By Thomas Ramge
I should kick off 2020 with a few predictions for the upcoming decade, but the thing about predictions is that they’re not possible. They are even less possible in times of digital transformation because digitization has brought, in my view, an interesting ambivalence about predictions. On the one hand, big data analytics and machine learning have brought to the world a promise to make better predictions, which is fairly true in the strict, narrow, context. But funnily enough, digitization also brought a future that is much more unpredictable. In times of disruptive change, predictions become less and less reliable as there are more and more unknowns. On one hand, digitization gives us more data to mine in order to extrapolate the data of the past and present into trends that might be coming in the future. On the other hand, it is undermining the data mining and the nature of unpredictability of our times.
Having said that, I will still make some predictions or an educated guess. Based on the trends that we see now, the first educated guess I want to make is that I think within the next two or three years we will have a cooling down off of the AI hype of the last two or three years. Why is that? In more and more contexts, we see that machine learning, which is the basic technology most of you will know behind so-called artificial intelligence, is proving to be much less efficient at making predictions compared to traditional analytics: decision trees, boosting, statistical analysis.
We have in many contexts, a plateauing of machine learning. Yes, it works quite fine and adds a lot of predictability in many contexts, such as in detecting breast cancer. But there are limits to it. I think in the next two to three years we are going to start to talk about the limits of AI and machine learning.
On one hand, digitization gives us more data to mine in order to extrapolate the data of the past and present into trends that might be coming in the future. On the other hand, it is undermining the data mining and the nature of unpredictability of our times.
One of the early indicators I have is, I am helping two brilliant guys right now found a startup doing hardcore machine learning. We are deliberating on finding the right name for the startup and what they immediately decided was that they do not want AI in the domain name. They said they do not want to be put in the same bracket as “those hype riders”. I have heard this sentiment among the machine learning community several times before.
My second educated guess will be seen on the level of geopolitical impact of digital impact in the context of 5G, the technological implications of the Chinese-American trade war, and so forth. We are just seeing the beginning. There will be more and more geopolitical impacts of technology, turning into trade policy.
We already see a glimpse of it in the context of software usage. Take the Android ban of some Google applications on Chinese phones. The Chinese use that ban as a good notch to speed up building their own app stores and applications to become less and less dependent on American software. They follow up in the same context of hardware, especially in chip technology. The so-called tech Cold War might not come true in that sense, but we are definitely seeing separation and bifurcation of the world into two completely separate tech stocks, one American and one Chinese, with Europe not really knowing where to go. You will see more and more conflicts of this sort.

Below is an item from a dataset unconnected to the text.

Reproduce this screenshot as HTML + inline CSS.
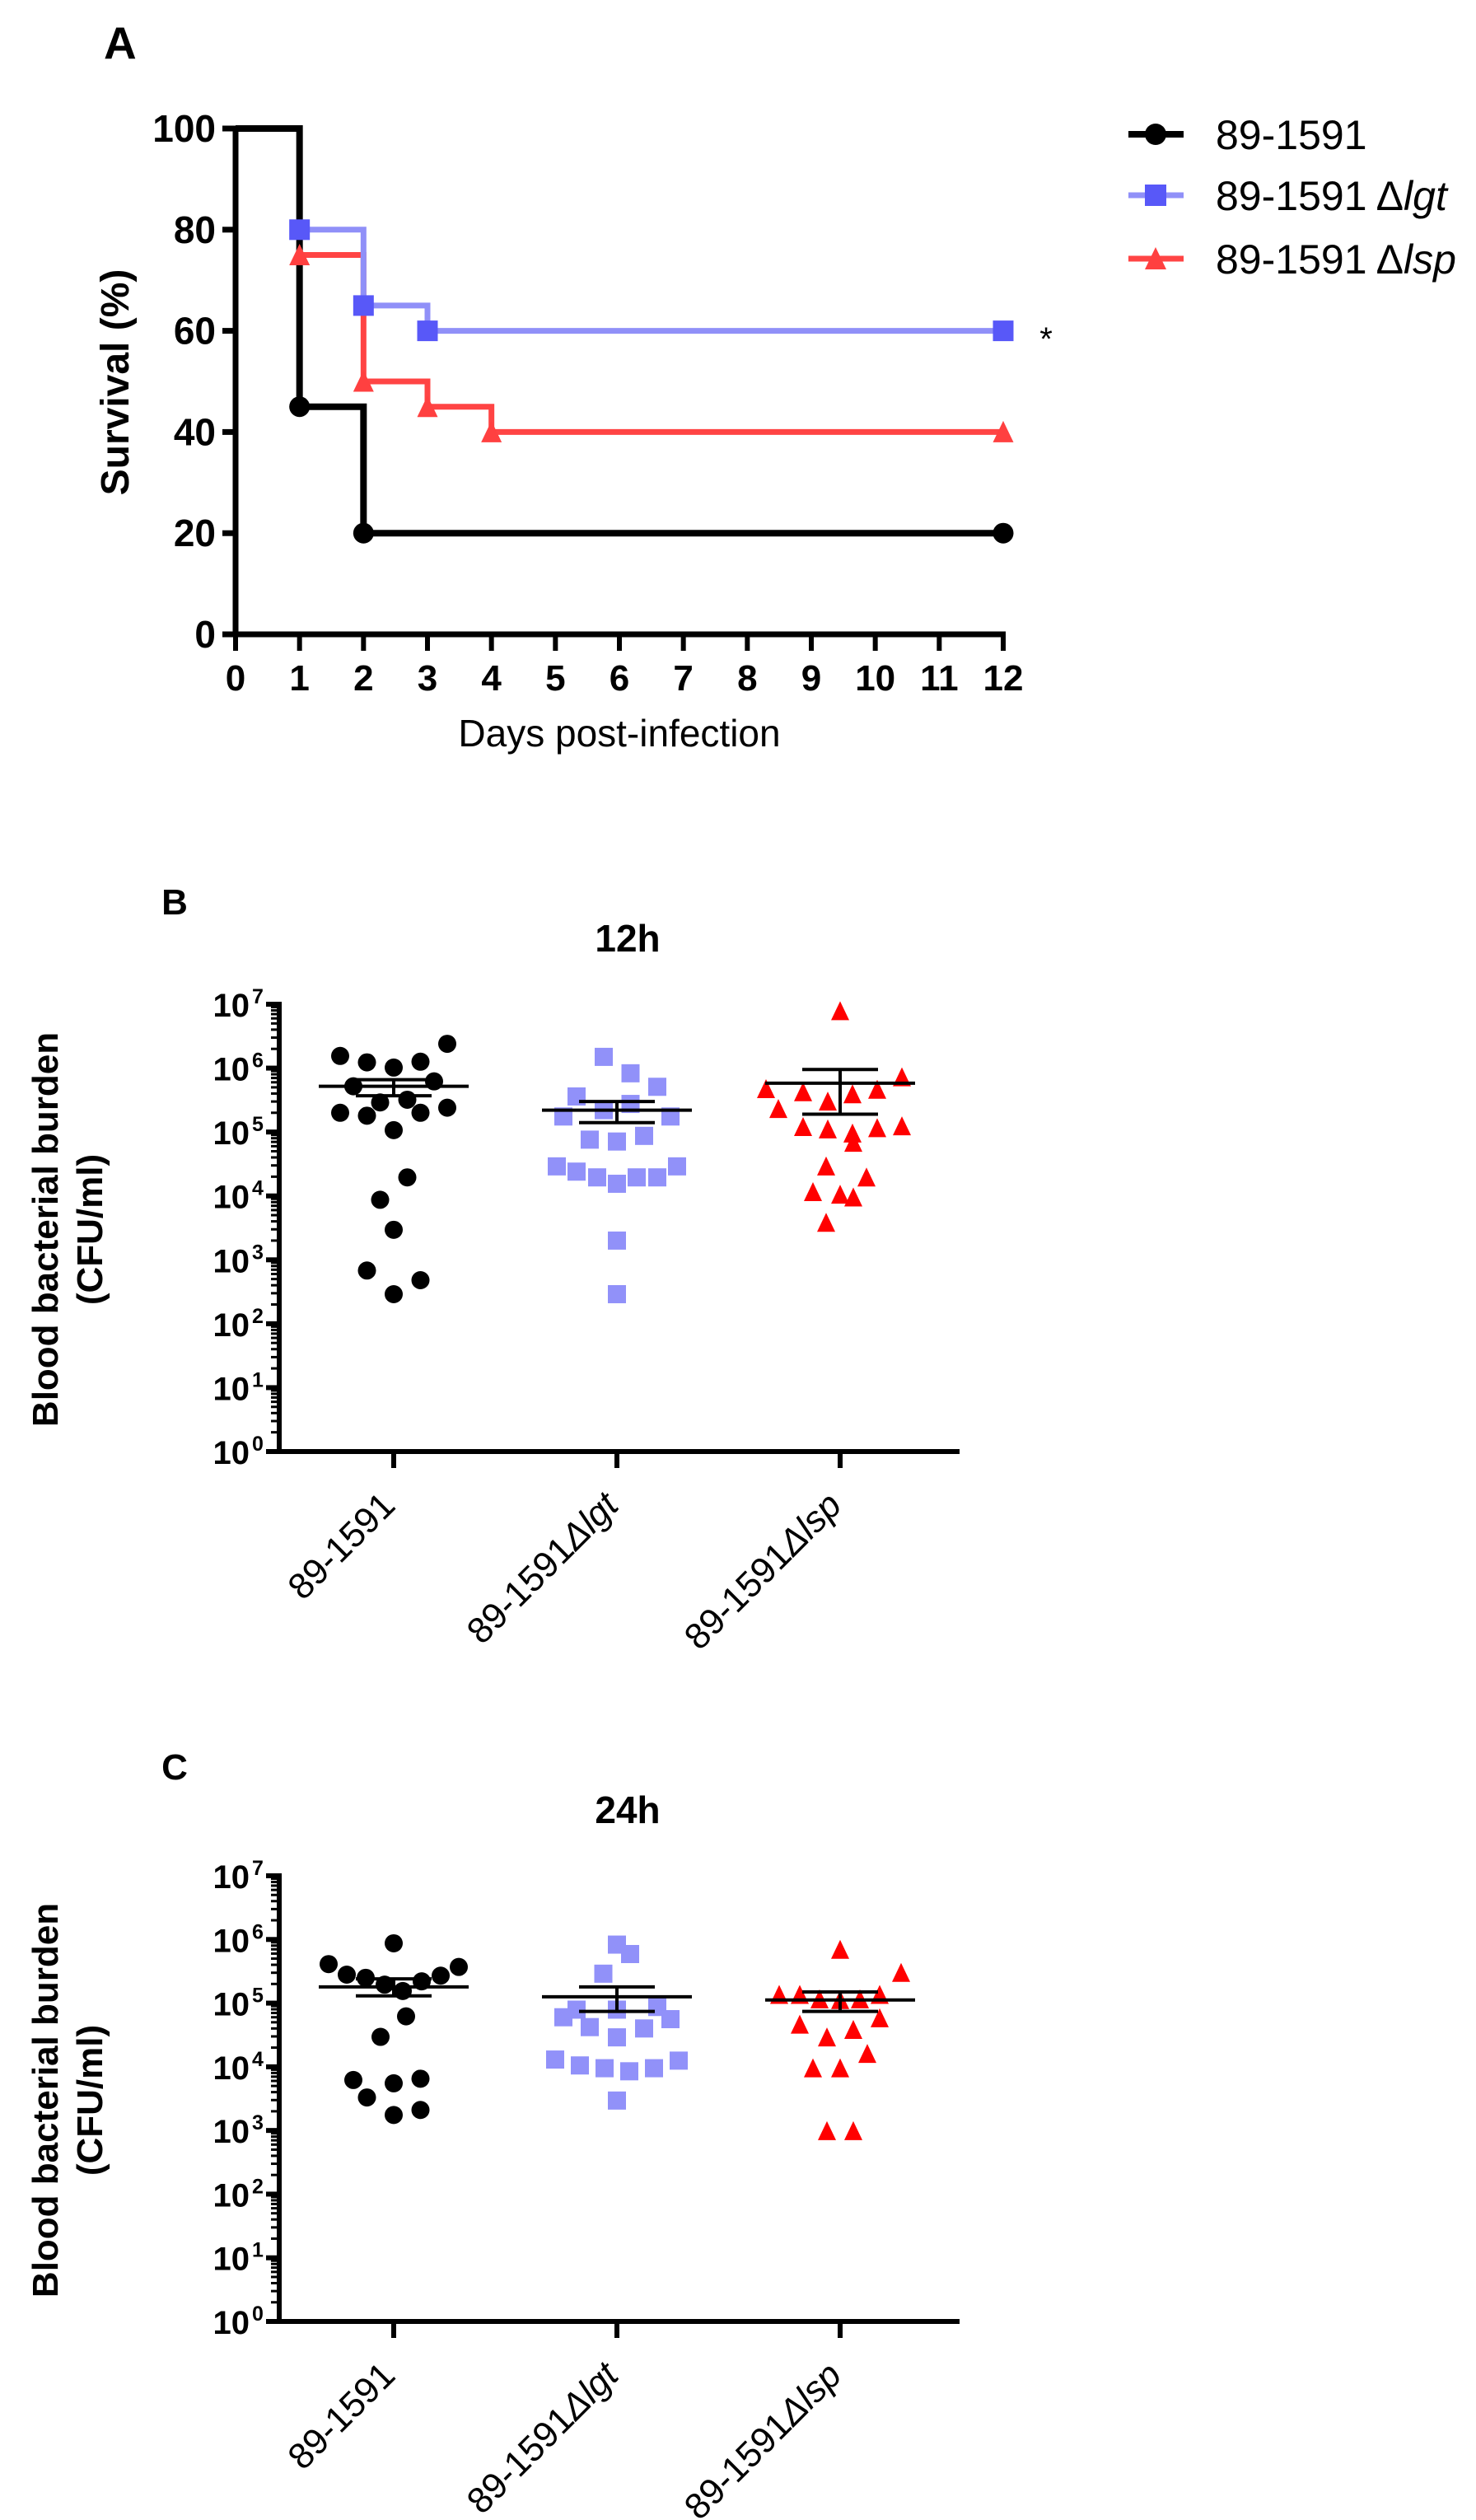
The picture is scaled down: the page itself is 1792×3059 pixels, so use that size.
<!DOCTYPE html>
<html><head><meta charset="utf-8"><style>
html,body{margin:0;padding:0;background:#fff;}
svg{display:block;font-family:"Liberation Sans",Arial,sans-serif;}
</style></head><body>
<svg id="fig" width="1792" height="3059" viewBox="0 0 1792 3059" xmlns="http://www.w3.org/2000/svg">
<text x="126" y="71" font-size="55" font-weight="bold">A</text>
<text x="212" y="1110" font-size="44" font-weight="bold" text-anchor="middle">B</text>
<text x="212" y="2160" font-size="44" font-weight="bold" text-anchor="middle">C</text>
<g id="panelA"></g>
<g id="panelB"></g>
<g id="panelC"></g>
</svg>
<script>
// ---------- Panel A data ----------
const dayTicks = [0,1,2,3,4,5,6,7,8,9,10,11,12];
const survTicks = [0,20,40,60,80,100];
const wtDays = [0,1,2,12];
const wtSurv = [100,45,20,20];
const lgtDays = [0,1,2,3,12];
const lgtSurv = [100,80,65,60,60];
const lspDays = [0,1,2,3,4,12];
const lspSurv = [100,75,50,45,40,40];

// ---------- Panel B (12h) data, CFU/ml ----------
const groups = ["89-1591", "89-1591 \u0394lgt", "89-1591 \u0394lsp"];
const b12Wt = [1.55e6,1.23e6,1.02e6,1.26e6,2.4e6,5.2e5,6.2e5,2.9e5,3.2e5,2.0e5,1.8e5,2.0e5,2.4e5,1.07e5,1.95e4,8.7e3,2.95e3,680,480,290];
const b12Lgt = [1.5e6,8.3e5,5.1e5,3.6e5,2.75e5,2.2e5,1.75e5,1.75e5,7.6e4,7.1e4,8.7e4,2.9e4,2.4e4,1.95e4,1.55e4,1.95e4,1.95e4,2.9e4,2.0e3,290];
const b12Lsp = [7.8e6,7.2e5,4.7e5,4.2e5,3.0e5,3.9e5,4.6e5,2.3e5,1.2e5,1.1e5,9.5e4,6.8e4,1.15e5,1.23e5,2.9e4,1.95e4,1.15e4,1.05e4,9.5e3,3.8e3];
const b12Mean = [5.2e5,2.2e5,5.8e5];
const b12SemHi = [6.6e5,3.0e5,9.5e5];
const b12SemLo = [3.7e5,1.4e5,1.9e5];
const b12JitWt = [-65,-32.5,0,32.5,65,-49,49,-16.5,16.5,-65,-32.5,32.5,65,0,16.5,-16.5,0,-32.5,32.5,0];
const b12JitLgt = [-16,16.5,49,-49,16.5,-16,-65,65,-33,0,33,-73,-49,-24,0,24,49,73,0,0];
const b12JitLsp = [0,75,-90,-45,-15,15,45,-75,-45,-15,15,16,45,75,-17,32,-33,0,16,-17];

// ---------- Panel C (24h) data ----------
const c24Wt = [8.7e5,4.1e5,2.8e5,2.5e5,1.95e5,2.2e5,2.7e5,3.7e5,1.55e5,6.2e4,2.95e4,6.2e3,5.5e3,6.5e3,3.3e3,1.75e3,2.1e3];
const c24Lgt = [8.3e5,5.9e5,2.9e5,7.9e4,7.9e4,8.7e4,6.0e4,5.6e4,4.2e4,2.9e4,4.0e4,1.3e4,1.05e4,9.5e3,8.5e3,9.5e3,1.25e4,2.95e3];
const c24Lsp = [6.9e5,3.0e5,1.35e5,1.35e5,1.15e5,1.12e5,1.15e5,1.35e5,5.8e4,4.6e4,3.8e4,2.9e4,1.6e4,9.5e3,9.5e3,980,980];
const c24Mean = [1.8e5,1.26e5,1.12e5];
const c24SemHi = [2.4e5,1.8e5,1.5e5];
const c24SemLo = [1.3e5,7.4e4,7.4e4];
const c24JitWt = [0,-79,-57,-34,-11,34,57,79,11,15,-16,-49,0,32.5,-32.5,0,32.5];
const c24JitLgt = [0,16,-16.5,-49,0,49,-65,65,-33,0,33,-75,-45,-15,15,45,75,0];
const c24JitLsp = [0,74,-74,-49,-25,0,24,48,48,-49,16,-16,33,-33,0,-16,16];
const logTicks = [0,1,2,3,4,5,6,7];

const NS = "http://www.w3.org/2000/svg";
function mk(parent, tag, attrs, text){
  const e = document.createElementNS(NS, tag);
  for (const k in attrs) e.setAttribute(k, attrs[k]);
  if (text !== undefined) e.textContent = text;
  parent.appendChild(e);
  return e;
}
function marker(g, shape, cx, cy, s, fill){
  let e;
  if (shape === "circle") e = mk(g, "circle", {cx:cx, cy:cy, r:s/2, fill:fill});
  else if (shape === "square") e = mk(g, "rect", {x:cx-s/2, y:cy-s/2, width:s, height:s, fill:fill});
  else e = mk(g, "polygon", {points:`${cx},${cy-s/2-1} ${cx-s/2},${cy+s/2} ${cx+s/2},${cy+s/2}`, fill:fill});
  return e;
}

// ================= Panel A =================
(function(){
  const g = document.getElementById("panelA");
  const X0 = 286, X1 = 1218, Y0 = 770, Y1 = 156;
  const xs = d => X0 + (X1-X0)*d/12;
  const ys = v => Y0 - (Y0-Y1)*v/100;
  let e = mk(g, "line", {x1:X0, y1:Y1-3, x2:X0, y2:Y0+3, stroke:"#000", "stroke-width":7});
  
  
  e = mk(g, "line", {x1:X0-3, y1:Y0, x2:X1+3, y2:Y0, stroke:"#000", "stroke-width":7});
  
  
  survTicks.forEach(v => {
    mk(g, "line", {x1:X0-16, y1:ys(v), x2:X0, y2:ys(v), stroke:"#000", "stroke-width":7});
    const t = mk(g, "text", {x:X0-24, y:ys(v)+16, "font-size":46, "font-weight":"bold", "text-anchor":"end"}, String(v));
    
    
  });
  dayTicks.forEach(d => {
    mk(g, "line", {x1:xs(d), y1:Y0, x2:xs(d), y2:Y0+20, stroke:"#000", "stroke-width":6});
    const t = mk(g, "text", {x:xs(d), y:838, "font-size":44, "font-weight":"bold", "text-anchor":"middle"}, String(d));
    
    
  });
  let t = mk(g, "text", {x:752, y:906, "font-size":46, "text-anchor":"middle"}, "Days post-infection");
  
  
  t = mk(g, "text", {x:0, y:0, "font-size":48, "font-weight":"bold", "text-anchor":"middle", transform:"translate(156,464) rotate(-90)"}, "Survival (%)");
  
  

  const series = [
    {days:lspDays, surv:lspSurv, line:"#ff4444", mk:"#ff4040", shape:"tri", w:7, name:"series-lsp"},
    {days:lgtDays, surv:lgtSurv, line:"#9090f8", mk:"#5858f8", shape:"square", w:7, name:"series-lgt"},
    {days:wtDays, surv:wtSurv, line:"#000", mk:"#000", shape:"circle", w:8, name:"series-wt"}
  ];
  series.forEach(s => {
    let d = `M${xs(s.days[0])},${ys(s.surv[0])}`;
    for (let i=1;i<s.days.length;i++){
      d += ` H${xs(s.days[i])} V${ys(s.surv[i])}`;
    }
    const p = mk(g, "path", {d:d, fill:"none", stroke:s.line, "stroke-width":s.w});
    
    
  });
  series.forEach(s => {
    for (let i=1;i<s.days.length;i++){
      const m = marker(g, s.shape, xs(s.days[i]), ys(s.surv[i]), 25, s.mk);
      
      
    }
  });
  t = mk(g, "text", {x:1270, y:425, "font-size":40, "text-anchor":"middle"}, "*");
  
  

  const leg = [
    {y:163, line:"#000", mk:"#000", shape:"circle", label:"89-1591", w:8},
    {y:237, line:"#9090f8", mk:"#5858f8", shape:"square", label:"89-1591 \u0394", w:7},
    {y:314, line:"#ff4444", mk:"#ff4040", shape:"tri", label:"89-1591 \u0394", w:7}
  ];
  leg.forEach((l, i) => {
    const lg = mk(g, "g", {});
    
    
    mk(lg, "line", {x1:1370, y1:l.y, x2:1437, y2:l.y, stroke:l.line, "stroke-width":l.w});
    marker(lg, l.shape, 1403, l.y, 26, l.mk);
    const tx = mk(lg, "text", {x:1476, y:l.y+18, "font-size":50});
    mk(tx, "tspan", {}, l.label);
    if (i === 1) mk(tx, "tspan", {"font-style":"italic"}, "lgt");
    if (i === 2) mk(tx, "tspan", {"font-style":"italic"}, "lsp");
  });
})();

// ================= Dot plots =================
function dotPlot(gid, top, bottom, title, sets, jits, means, hi, lo){
  const g = document.getElementById(gid);
  const AX = 339, XEND = 1165;
  const cats = [478, 749, 1020];
  const dec = (bottom-top)/7;
  const ys = v => bottom - Math.log10(v)*dec;
  const yl = l => bottom - l*dec;
  let e = mk(g, "line", {x1:AX, y1:top-3, x2:AX, y2:bottom+3, stroke:"#000", "stroke-width":6});
  
  
  e = mk(g, "line", {x1:AX-16, y1:bottom, x2:XEND, y2:bottom, stroke:"#000", "stroke-width":6});
  
  
  logTicks.forEach(l => {
    mk(g, "line", {x1:AX-16, y1:yl(l), x2:AX, y2:yl(l), stroke:"#000", "stroke-width":6});
    if (l < 7) for (let m=2;m<=9;m++){
      mk(g, "line", {x1:AX-10, y1:yl(l+Math.log10(m)), x2:AX, y2:yl(l+Math.log10(m)), stroke:"#000", "stroke-width":3});
    }
    const t = mk(g, "text", {x:303, y:yl(l)+15, "font-size":40, "font-weight":"bold", "text-anchor":"end"}, "10");
    
    
    mk(g, "text", {x:306, y:yl(l)-1, "font-size":25, "font-weight":"bold"}, String(l));
  });
  let t = mk(g, "text", {x:762, y:top-64, "font-size":46, "font-weight":"bold", "text-anchor":"middle"}, title);
  
  
  const ymid = (top+bottom)/2 + 2;
  t = mk(g, "text", {x:0, y:0, "font-size":44, "font-weight":"bold", "text-anchor":"middle", transform:`translate(70,${ymid}) rotate(-90)`}, "Blood bacterial burden");
  
  
  t = mk(g, "text", {x:0, y:0, "font-size":44, "font-weight":"bold", "text-anchor":"middle", transform:`translate(124,${ymid}) rotate(-90)`}, "(CFU/ml)");
  
  
  const shapes = ["circle","square","tri"];
  const cols = ["#000","#9191f9","#ff0000"];
  cats.forEach((cx, i) => {
    mk(g, "line", {x1:cx, y1:bottom, x2:cx, y2:bottom+20, stroke:"#000", "stroke-width":6});
    const lab = mk(g, "text", {x:0, y:0, "font-size":44, "text-anchor":"end", transform:`translate(${cx+4},${bottom+68}) rotate(-45)`});
    
    
    if (i === 0) mk(lab, "tspan", {}, "89-1591");
    else { mk(lab, "tspan", {}, "89-1591"); mk(lab, "tspan", {"font-style":"italic"}, i===1 ? "\u0394lgt" : "\u0394lsp"); }
    sets[i].forEach((v, k) => {
      const m = marker(g, shapes[i], cx + jits[i][k], ys(v), 22, cols[i]);
      
      
    });
    const bars = mk(g, "g", {stroke:"#000", "stroke-width":4});
    
    
    mk(bars, "line", {x1:cx-91, y1:ys(means[i]), x2:cx+91, y2:ys(means[i])});
    mk(bars, "line", {x1:cx-46, y1:ys(hi[i]), x2:cx+46, y2:ys(hi[i])});
    mk(bars, "line", {x1:cx-46, y1:ys(lo[i]), x2:cx+46, y2:ys(lo[i])});
    mk(bars, "line", {x1:cx, y1:ys(hi[i]), x2:cx, y2:ys(lo[i])});
  });
}
dotPlot("panelB", 1219, 1762, "12h", [b12Wt,b12Lgt,b12Lsp], [b12JitWt,b12JitLgt,b12JitLsp], b12Mean, b12SemHi, b12SemLo);
dotPlot("panelC", 2277, 2818, "24h", [c24Wt,c24Lgt,c24Lsp], [c24JitWt,c24JitLgt,c24JitLsp], c24Mean, c24SemHi, c24SemLo);
</script>
</body></html>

There will be more and more geopolitical impacts of technology, turning into trade policy.
I think we will see more and more criticism of the way big tech is using technology in order to make us addicted to it and to make money in a completely unsustainable way. Political scientists discuss how technology helps to destroy democracy, or at least how it radicalizes democratic discourse.
The debate about technology will chime into the broader debate of how do we organize societies and possibly, a more sustainable global future. In the end, technology should finally deliver the promises it has made and be a new version of enlightenment in technologically intense times.